9 January 2012
As soon as we started work on Nosql Distilled we were faced with a tricky conundrum - what are we writing about? What exactly is a NoSQL database? There's no strong definition of the concept out there, no trademarks, no standard group, not even a manifesto.
The term originally surfaced at an informal meetup on June 11 2009 in San Francisco organized by Johan Oskarsson. At the session there were presentations from Voldemort, Cassandra, Dynomite, HBase, Hypertable, CouchDB, and MongoDB. The term caught on rapidly and few people would argue that only the databases mentioned at that meeting should be called NoSQL.
Indeed there's often a twist in the name itself: many advocates of NoSQL say that it does not mean a "no" to SQL, rather it means Not Only SQL. On this point I think it's useful to separate an individual database from the kind of ecosystem that NoSQL advocates see as the future. When we say "x is a NoSQL database" I think it's silly to interpret NoSQL as "Not Only" because that would render the term meaningless. (You could then reasonably argue that SQL Server (say) is a NoSQL database.) So I think it's best to say a "NoSQL database" is a "no-sql" database. You should separately interpret the NoSQL ecosystem as a "not only" - although I prefer the term PolyglotPersistence for this usage. 
Even with this matter out of the way, it's still not easy to define a NoSQL database. Does any database that doesn't use SQL qualify? How about older database technologies such as IMS or MUMPS? How about a relational system that didn't have SQL (such as the early Ingres)? What happens if someone manages to bolt a SQL interface onto one of the original septet?
So for our book we took a view that NoSQL refers to a particular rush of recent databases. Some characteristics are common amongst these databases, but none are definitional.

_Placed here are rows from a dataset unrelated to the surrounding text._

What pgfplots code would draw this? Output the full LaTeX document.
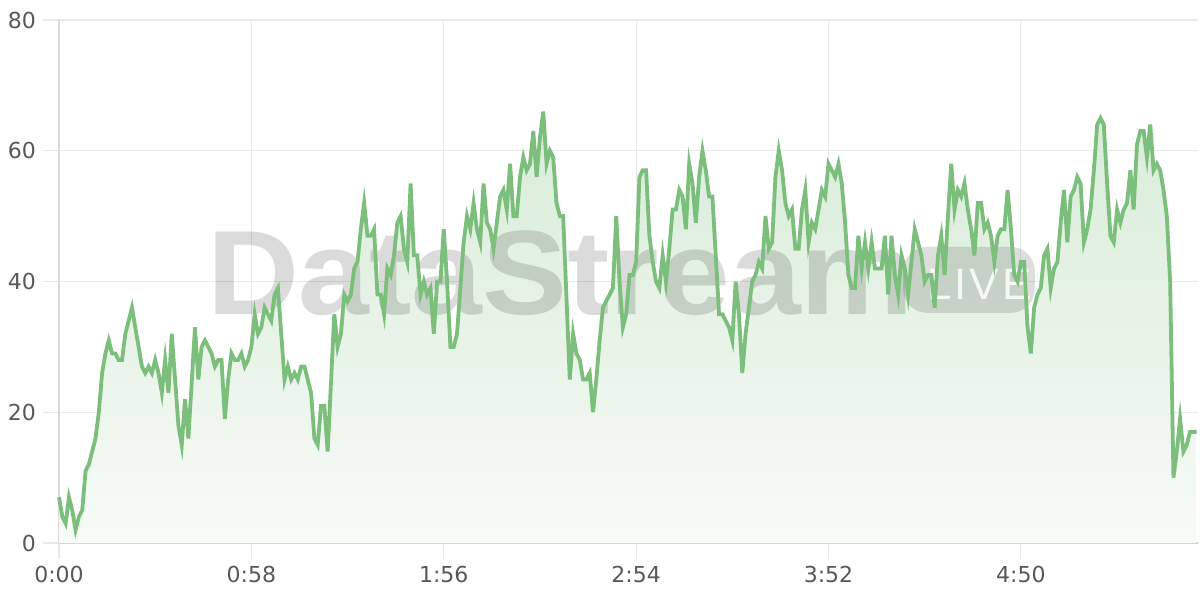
\documentclass[border=0pt]{standalone}
\usepackage{pgfplots}
\pgfplotsset{compat=1.18}
\usepackage{pgfplotstable}
\usepackage{fontspec}
\setmainfont{DejaVu Sans}
\newfontfamily\wmfont{Liberation Sans}

\definecolor{linegreen}{RGB}{124,190,124}
\definecolor{filltop}{RGB}{216,236,216}
\definecolor{fillbot}{RGB}{247,251,247}
\definecolor{gridgray}{RGB}{234,234,234}
\definecolor{axisgray}{RGB}{208,208,208}
\definecolor{labelgray}{RGB}{88,88,88}

% viewers per second
\pgfplotstableread{
t v
0 7
1 4
2 3
3 7
4 5
5 2
6 4
7 5
8 11
9 12
10 14
11 16
12 20
13 26
14 29
15 31
16 29
17 29
18 28
19 28
20 32
21 34
22 36
23 33
24 30
25 27
26 26
27 27
28 26
29 28
30 26
31 23
32 28
33 23
34 32
36 18
37 15
38 22
39 16
41 33
42 25
43 30
44 31
45 30
46 29
47 27
48 28
49 28
50 19
51 25
52 29
53 28
54 28
55 29
56 27
57 28
58 30
59 35
60 32
61 33
62 36
63 35
64 34
65 38
66 39
68 25
69 27
70 25
71 26
72 25
73 27
74 27
76 23
77 16
78 15
79 21
80 21
81 14
83 35
84 30
85 32
86 38
87 37
88 38
89 42
90 43
91 48
92 52
93 47
94 47
95 48
96 38
97 38
98 35
99 42
100 41
101 44
102 49
103 50
104 45
105 43
106 55
107 44
108 44
109 38
110 40
111 38
112 39
113 32
114 40
115 40
116 48
117 40
118 30
119 30
120 32
121 39
122 46
123 50
124 48
125 52
126 48
127 46
128 55
129 49
130 48
131 45
132 49
133 53
134 54
135 51
136 58
137 50
138 50
139 56
140 59
141 57
142 58
143 63
144 56
145 62
146 66
147 58
148 60
149 59
150 52
151 50
152 50
154 25
155 32
156 29
157 28
158 25
159 25
160 26
161 20
162 25
163 31
164 36
165 37
167 39
168 50
169 40
170 33
171 35
172 41
173 41
174 43
175 56
176 57
177 57
178 47
179 43
180 40
181 39
182 44
183 40
184 45
185 51
186 51
187 54
188 53
189 48
190 58
191 55
192 49
193 56
194 60
195 57
196 53
197 53
199 35
200 35
201 34
202 33
203 31
204 40
205 35
206 26
207 32
208 36
209 40
210 41
211 43
212 42
213 50
214 45
215 46
216 56
217 60
218 57
219 52
220 50
221 51
222 45
223 45
224 51
225 54
226 46
227 49
228 48
229 51
230 54
231 53
232 58
233 57
234 56
235 58
236 55
237 49
238 41
239 39
240 39
241 47
242 42
243 46
244 42
245 46
246 42
247 42
248 42
249 47
250 38
251 47
252 41
253 38
254 44
255 42
256 38
257 43
258 48
259 46
260 44
261 40
262 41
263 41
264 36
265 44
266 47
267 41
268 50
269 58
270 51
271 54
272 53
273 55
274 51
275 48
276 44
277 52
278 52
279 48
280 49
281 47
282 43
283 47
284 48
285 48
286 54
287 48
288 41
289 40
290 43
291 43
292 33
293 29
294 36
295 38
296 39
297 44
298 45
299 39
300 42
301 43
302 49
303 54
304 46
305 53
306 54
307 56
308 55
309 46
310 48
311 51
312 57
313 64
314 65
315 64
316 55
317 47
318 46
319 51
320 49
321 51
322 52
323 57
324 51
325 61
326 63
327 63
328 59
329 64
330 57
331 58
332 57
333 54
334 50
335 40
336 10
337 14
338 19
339 14
340 15
341 17
342 17
343 17
}\viewers

\begin{document}
\begin{tikzpicture}
\useasboundingbox (0,0) rectangle (600pt,300pt);
\begin{axis}[
  at={(29.5pt,28.5pt)}, anchor=south west,
  scale only axis, width=569.5pt, height=261.5pt,
  xmin=0, xmax=343.4, ymin=0, ymax=80,
  axis lines=left, axis line style={-},
  x axis line style={draw=axisgray, line width=1pt},
  y axis line style={draw=black!15, line width=0.75pt},
  xtick={0,58,116,174,232,290},
  xticklabels={0:00,0:58,1:56,2:54,3:52,4:50},
  ytick={0,20,40,60,80},
  grid=major,
  grid style={draw=gridgray, line width=0.6pt},
  tick align=outside, major tick length=8pt,
  tick style={draw=gridgray, line width=0.6pt},
  ticklabel style={font=\fontsize{11}{13}\selectfont, text=labelgray},
  /pgf/number format/assume math mode=true,
  clip=false,
]
\addplot[draw=none, shade, top color=filltop, bottom color=fillbot]
  table[x=t, y=v] {\viewers} \closedcycle;

% watermark
\node[anchor=base west, inner sep=0, text=black, opacity=0.14, xscale=1.06,
  font=\wmfont\bfseries\fontsize{60}{60}\selectfont]
  at (axis cs:44.5,35.0) {DataStream};
\fill[black, opacity=0.13, rounded corners=12pt]
  (axis cs:254.5,35.2) rectangle (axis cs:294.2,45.3);
\node[text=white, opacity=0.85, inner sep=0,
  font=\wmfont\fontsize{22}{22}\selectfont]
  at (axis cs:277.5,39.6) {L\kern1.5pt I\kern1.5pt V\kern1.5pt E};

\addplot[linegreen, line width=1.9pt, mark=none]
  table[x=t, y=v] {\viewers};
\end{axis}
\end{tikzpicture}
\end{document}
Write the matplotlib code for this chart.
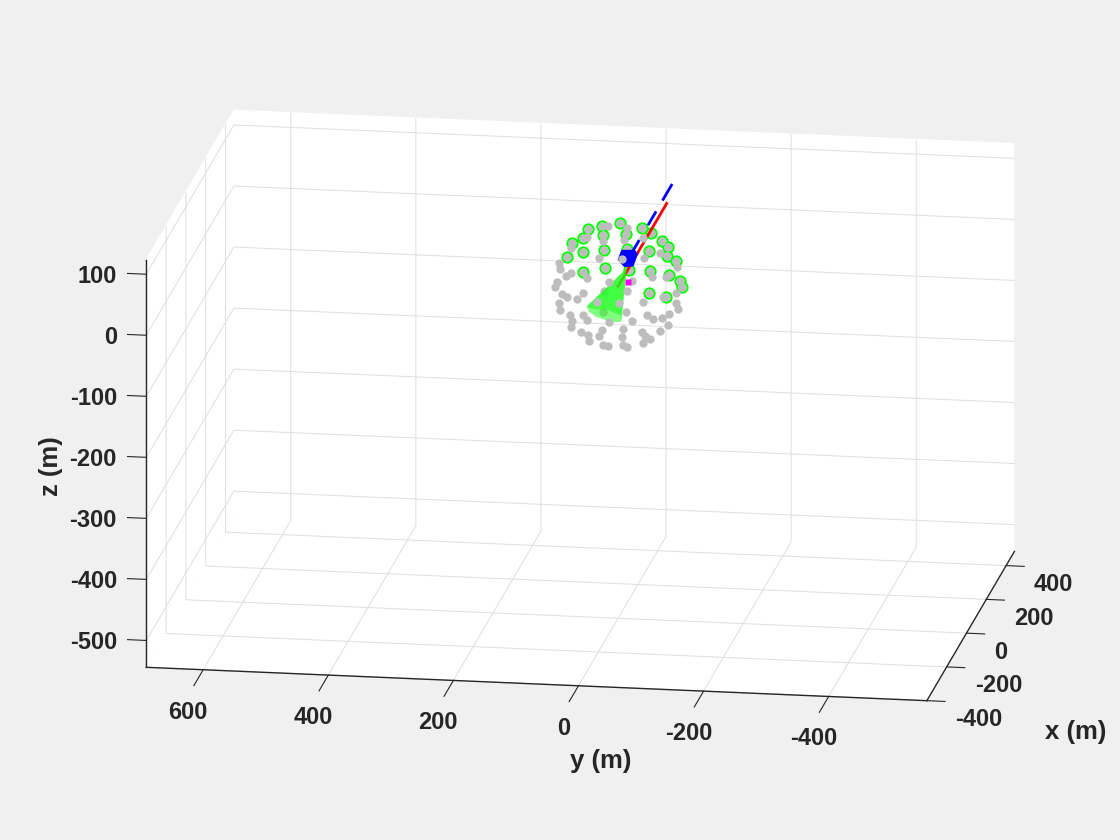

- Not using the relational model (nor the SQL language)
- Open source
- Designed to run on large clusters
- Based on the needs of 21st century web properties
- No schema, allowing fields to be added to any record without controls
While I'm used to the blurry lines of definitions in the software industry, I confess my heart sinks at yet another one. But the important thing is that these databases provide a important addition to the way we'll be building application in next couple of decades. A lack of a clear definition will be no more than a gnat bite on their future successes.
1: If we take the "not-only" interpretation, then we should write "NOSQL" rather than "NoSQL". I almost always see it written as "NoSQL".